* [WHAT THIS TASK INVOLVES] Pull out every line below holding the word "code".

* [GIVEN DATA]
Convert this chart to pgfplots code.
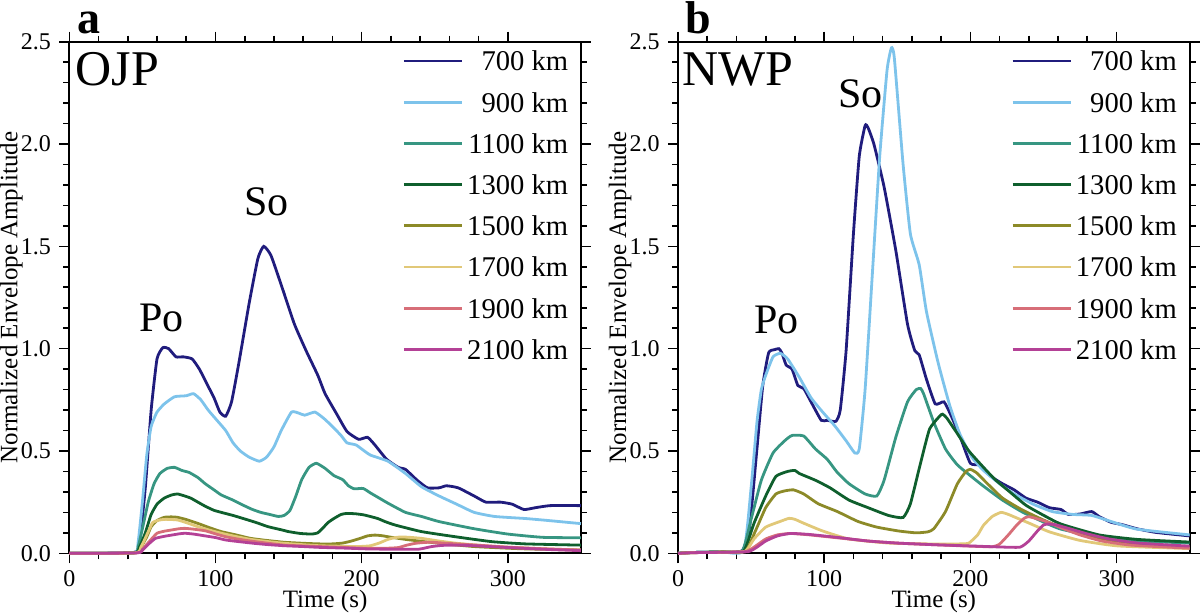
\documentclass[border=0pt]{standalone}
\usepackage{fontspec}
\setmainfont{Liberation Serif}
\usepackage{pgfplots}
\pgfplotsset{compat=1.18}
\definecolor{c700}{RGB}{32,28,125}
\definecolor{c900}{RGB}{125,195,235}
\definecolor{c1100}{RGB}{55,150,130}
\definecolor{c1300}{RGB}{15,95,45}
\definecolor{c1500}{RGB}{140,138,40}
\definecolor{c1700}{RGB}{225,200,120}
\definecolor{c1900}{RGB}{215,110,120}
\definecolor{c2100}{RGB}{180,65,150}
\pgfplotsset{
  panel/.style={
    scale only axis, width=255.8pt, height=255.8pt,
    xmin=0, xmax=350, ymin=0, ymax=2.5,
    xtick={0,100,200,300}, minor x tick num=4,
    ytick={0,0.5,1,1.5,2,2.5}, minor y tick num=4,
    tick align=outside,
    major tick length=5pt, minor tick length=3pt,
    axis line style={line width=1pt},
    every tick/.style={line width=0.8pt, black},
    tick label style={font=\fontsize{12}{14}\selectfont},
    /pgf/number format/assume math mode=true,
    xticklabel style={inner sep=0pt, yshift=-3.2pt},
    yticklabel style={inner sep=0pt, xshift=-4pt, /pgf/number format/fixed,/pgf/number format/fixed zerofill,/pgf/number format/precision=1},
    xlabel={Time (s)}, ylabel={Normalized Envelope Amplitude},
    label style={font=\fontsize{12.5}{15}\selectfont},
    xlabel style={at={(axis description cs:0.5,-0.1055)}, anchor=base, inner sep=0pt},
    ylabel style={at={(axis description cs:-0.1016,0.5)}, anchor=base, inner sep=0pt},
    clip=false,
    legend cell align=right,
    legend style={at={(rel axis cs:1,1)}, anchor=north east, xshift=-3.2pt, yshift=-2.4pt,
      draw=none, fill=none, font=\fontsize{14.3}{17}\selectfont,
      row sep=10.6pt, column sep=2pt,
      nodes={inner sep=0pt, text height=10pt, text depth=0pt}},
    legend image code/.code={\draw[#1] (0pt,0pt) -- (29pt,0pt);},
    every axis plot/.append style={line width=1.4pt, smooth, tension=0.3},
  }
}
\begin{document}
\begin{tikzpicture}
\useasboundingbox (0,0) rectangle (600pt,306pt);
% ---------------- panel a ----------------
\begin{axis}[panel, at={(34.65pt,29.35pt)}, anchor=south west]
\addplot[c700] coordinates {(0,0) (44,0.004) (48,0.05) (52,0.32) (56,0.70) (60,0.95) (64,1.005) (68,1.0) (73,0.96) (78,0.96) (84,0.95) (89,0.90) (94,0.83) (99,0.76) (103,0.69) (107,0.67) (111,0.74) (116,0.93) (123,1.22) (129,1.44) (133,1.50) (138,1.455) (146,1.29) (154,1.12) (162,0.99) (170,0.87) (175,0.78) (183,0.68) (190,0.595) (198,0.557) (204,0.567) (209,0.53) (217,0.46) (225,0.42) (230,0.41) (238,0.357) (245,0.32) (253,0.32) (258,0.33) (266,0.32) (277,0.28) (285,0.25) (295,0.25) (303,0.24) (311,0.214) (319,0.223) (329,0.233) (350,0.233)};
\addlegendentry{700 km}
\addplot[c900] coordinates {(0,0) (44,0.003) (47,0.05) (50,0.25) (53,0.48) (56,0.62) (60,0.69) (65,0.73) (72,0.765) (80,0.77) (85,0.78) (90,0.75) (95,0.70) (101,0.65) (107,0.60) (112,0.54) (117,0.50) (123,0.47) (130,0.45) (135,0.47) (140,0.52) (145,0.60) (152,0.69) (157,0.685) (161,0.675) (168,0.69) (174,0.66) (180,0.62) (186,0.575) (190,0.54) (196,0.53) (200,0.51) (206,0.48) (218,0.45) (230,0.39) (241,0.325) (253,0.28) (265,0.24) (277,0.20) (291,0.18) (312,0.17) (328,0.16) (350,0.145)};
\addlegendentry{900 km}
\addplot[c1100] coordinates {(0,0) (44,0.002) (47,0.03) (50,0.12) (54,0.25) (58,0.34) (62,0.39) (67,0.415) (72,0.42) (77,0.405) (82,0.395) (88,0.37) (93,0.34) (99,0.31) (104,0.285) (112,0.26) (119,0.235) (125,0.215) (131,0.2) (137,0.19) (143,0.18) (147,0.185) (151,0.21) (155,0.28) (159,0.36) (164,0.42) (169,0.44) (175,0.415) (181,0.38) (187,0.36) (191,0.33) (195,0.315) (201,0.317) (206,0.295) (212,0.27) (218,0.245) (230,0.2) (241,0.18) (253,0.155) (277,0.12) (300,0.094) (324,0.078) (350,0.076)};
\addlegendentry{1100 km}
\addplot[c1300] coordinates {(0,0) (44,0.002) (48,0.03) (52,0.10) (56,0.19) (60,0.24) (65,0.27) (70,0.285) (74,0.29) (79,0.28) (83,0.27) (88,0.25) (93,0.23) (99,0.21) (104,0.20) (112,0.185) (119,0.17) (128,0.15) (136,0.13) (145,0.115) (150,0.106) (158,0.097) (166,0.094) (170,0.1) (173,0.12) (177,0.15) (181,0.17) (186,0.19) (190,0.195) (196,0.193) (202,0.187) (211,0.17) (216,0.155) (223,0.138) (241,0.106) (265,0.08) (289,0.057) (312,0.046) (350,0.04)};
\addlegendentry{1300 km}
\addplot[c1500] coordinates {(0,0) (45,0.002) (49,0.03) (53,0.08) (56,0.13) (60,0.16) (65,0.176) (70,0.178) (74,0.176) (80,0.165) (88,0.146) (96,0.125) (104,0.106) (114,0.09) (124,0.073) (135,0.063) (147,0.054) (160,0.049) (171,0.046) (180,0.046) (187,0.05) (193,0.06) (199,0.073) (204,0.085) (209,0.089) (214,0.086) (218,0.081) (230,0.068) (253,0.049) (277,0.033) (310,0.022) (350,0.016)};
\addlegendentry{1500 km}
\addplot[c1700] coordinates {(0,0) (45,0.002) (49,0.03) (53,0.09) (57,0.15) (62,0.163) (66,0.166) (70,0.165) (74,0.163) (80,0.15) (88,0.13) (96,0.113) (104,0.098) (114,0.082) (124,0.068) (135,0.058) (147,0.049) (160,0.042) (171,0.037) (183,0.035) (195,0.033) (201,0.034) (206,0.037) (212,0.05) (218,0.068) (223,0.077) (227,0.08) (233,0.078) (241,0.073) (253,0.06) (265,0.049) (283,0.038) (300,0.03) (325,0.022) (350,0.016)};
\addlegendentry{1700 km}
\addplot[c1900] coordinates {(0,0) (46,0.002) (50,0.02) (55,0.06) (60,0.098) (65,0.108) (70,0.114) (75,0.12) (79,0.122) (85,0.118) (93,0.11) (100,0.095) (107,0.081) (115,0.07) (124,0.06) (135,0.05) (147,0.04) (160,0.036) (171,0.033) (190,0.028) (206,0.024) (218,0.025) (225,0.028) (231,0.04) (237,0.049) (243,0.053) (248,0.054) (256,0.05) (265,0.046) (283,0.038) (300,0.03) (325,0.022) (350,0.016)};
\addlegendentry{1900 km}
\addplot[c2100] coordinates {(0,0) (46,0.002) (50,0.015) (55,0.05) (59,0.073) (65,0.083) (70,0.089) (75,0.095) (79,0.098) (85,0.094) (93,0.085) (100,0.077) (107,0.065) (116,0.057) (126,0.049) (135,0.043) (147,0.037) (160,0.033) (171,0.029) (190,0.025) (206,0.021) (225,0.02) (239,0.02) (244,0.027) (248,0.033) (254,0.038) (260,0.04) (270,0.039) (277,0.037) (295,0.03) (312,0.024) (330,0.018) (350,0.013)};
\addlegendentry{2100 km}
\node[anchor=base west, inner sep=0pt, font=\bfseries\fontsize{23}{28}\selectfont, xshift=3.7pt, yshift=4.2pt] at (rel axis cs:0,1) {a};
\node[anchor=base west, inner sep=0pt, font=\fontsize{25}{30}\selectfont, xshift=3pt, yshift=-21.65pt] at (rel axis cs:0,1) {OJP};
\node[anchor=base, inner sep=0pt, font=\fontsize{21}{25}\selectfont] at (axis cs:63,1.083) {Po};
\node[anchor=base, inner sep=0pt, font=\fontsize{21}{25}\selectfont] at (axis cs:135,1.65) {So};
\end{axis}
% ---------------- panel b ----------------
\begin{axis}[panel, at={(339pt,29.35pt)}, anchor=south west]
\addplot[c700] coordinates {(0,0) (10,0.004) (30,0.007) (44,0.013) (49,0.13) (54,0.51) (58,0.82) (62,0.98) (66,0.995) (69,1.0) (71,0.98) (74,0.92) (78,0.90) (82,0.82) (86,0.805) (91,0.74) (98,0.65) (102,0.65) (108,0.645) (111,0.70) (115,0.99) (120,1.56) (124,1.94) (128,2.09) (130,2.08) (134,2.0) (141,1.79) (149,1.48) (157,1.12) (162,0.99) (165,0.97) (170,0.85) (176,0.73) (182,0.74) (187,0.67) (193,0.57) (200,0.44) (207,0.43) (214,0.376) (222,0.34) (230,0.31) (238,0.27) (246,0.25) (254,0.223) (262,0.214) (267,0.19) (275,0.192) (283,0.204) (288,0.18) (296,0.152) (304,0.14) (314,0.12) (327,0.102) (350,0.085)};
\addlegendentry{700 km}
\addplot[c900] coordinates {(0,0) (10,0.004) (30,0.007) (45,0.013) (50,0.32) (54,0.64) (57,0.80) (60,0.87) (65,0.96) (70,0.977) (75,0.95) (83,0.86) (91,0.76) (99,0.69) (107,0.625) (115,0.55) (121,0.49) (124,0.51) (128,0.80) (133,1.37) (138,1.94) (143,2.36) (146,2.47) (148,2.42) (154,1.90) (159,1.56) (165,1.41) (170,1.18) (178,0.93) (186,0.72) (193,0.58) (201,0.47) (209,0.405) (220,0.34) (230,0.29) (243,0.24) (256,0.204) (270,0.19) (283,0.185) (296,0.156) (314,0.118) (350,0.09)};
\addlegendentry{900 km}
\addplot[c1100] coordinates {(0,0) (10,0.004) (30,0.007) (44,0.012) (50,0.166) (57,0.357) (65,0.49) (73,0.55) (78,0.576) (86,0.573) (94,0.51) (102,0.46) (109,0.395) (117,0.34) (128,0.29) (136,0.28) (141,0.357) (149,0.567) (157,0.74) (163,0.80) (166,0.805) (168,0.78) (175,0.64) (183,0.51) (191,0.433) (199,0.385) (209,0.328) (222,0.26) (235,0.204) (249,0.156) (262,0.118) (288,0.08) (314,0.061) (350,0.05)};
\addlegendentry{1100 km}
\addplot[c1300] coordinates {(0,0) (10,0.004) (30,0.007) (45,0.012) (52,0.147) (60,0.28) (67,0.376) (75,0.40) (80,0.405) (83,0.39) (94,0.357) (104,0.32) (117,0.26) (130,0.223) (144,0.185) (154,0.175) (159,0.242) (165,0.414) (172,0.605) (179,0.67) (181,0.68) (184,0.66) (191,0.586) (199,0.50) (209,0.42) (217,0.36) (227,0.30) (238,0.235) (249,0.19) (262,0.143) (288,0.09) (314,0.068) (350,0.055)};
\addlegendentry{1300 km}
\addplot[c1500] coordinates {(0,0) (10,0.003) (30,0.006) (46,0.01) (53,0.11) (60,0.223) (67,0.29) (73,0.305) (79,0.31) (86,0.29) (96,0.242) (109,0.204) (123,0.156) (136,0.128) (151,0.109) (163,0.1) (171,0.105) (175,0.12) (183,0.204) (191,0.338) (197,0.40) (200,0.41) (204,0.395) (212,0.338) (222,0.27) (235,0.214) (249,0.166) (262,0.128) (288,0.075) (314,0.045) (350,0.032)};
\addlegendentry{1500 km}
\addplot[c1700] coordinates {(0,0) (10,0.003) (30,0.006) (46,0.01) (52,0.07) (60,0.128) (70,0.156) (76,0.171) (80,0.166) (86,0.147) (99,0.109) (117,0.07) (144,0.05) (170,0.046) (193,0.046) (199,0.05) (205,0.09) (209,0.137) (215,0.18) (221,0.2) (226,0.19) (232,0.172) (241,0.145) (254,0.105) (275,0.063) (301,0.036) (350,0.023)};
\addlegendentry{1700 km}
\addplot[c1900] coordinates {(0,0) (10,0.003) (30,0.005) (46,0.008) (52,0.03) (60,0.07) (68,0.09) (77,0.097) (90,0.09) (110,0.075) (130,0.06) (150,0.05) (175,0.042) (200,0.035) (215,0.032) (220,0.045) (226,0.09) (232,0.14) (237,0.172) (240,0.179) (244,0.172) (252,0.155) (262,0.125) (275,0.09) (290,0.06) (310,0.04) (350,0.025)};
\addlegendentry{1900 km}
\addplot[c2100] coordinates {(0,0) (10,0.003) (30,0.005) (48,0.008) (54,0.03) (60,0.06) (68,0.085) (77,0.097) (90,0.092) (110,0.077) (130,0.06) (150,0.05) (175,0.042) (200,0.036) (220,0.031) (234,0.03) (240,0.06) (246,0.11) (250,0.138) (253,0.143) (258,0.14) (268,0.12) (280,0.095) (295,0.07) (315,0.05) (350,0.035)};
\addlegendentry{2100 km}
\node[anchor=base west, inner sep=0pt, font=\bfseries\fontsize{23}{28}\selectfont, xshift=3.7pt, yshift=4.2pt] at (rel axis cs:0,1) {b};
\node[anchor=base west, inner sep=0pt, font=\fontsize{25}{30}\selectfont, xshift=2pt, yshift=-21.65pt] at (rel axis cs:0,1) {NWP};
\node[anchor=base, inner sep=0pt, font=\fontsize{21}{25}\selectfont] at (axis cs:67.5,1.072) {Po};
\node[anchor=base, inner sep=0pt, font=\fontsize{21}{25}\selectfont] at (axis cs:125,2.18) {So};
\end{axis}
\end{tikzpicture}
\end{document}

* [OUTPUT OF THE EXERCISE]
Convert this chart to pgfplots code.
    legend image code/.code={\draw[#1] (0pt,0pt) -- (29pt,0pt);},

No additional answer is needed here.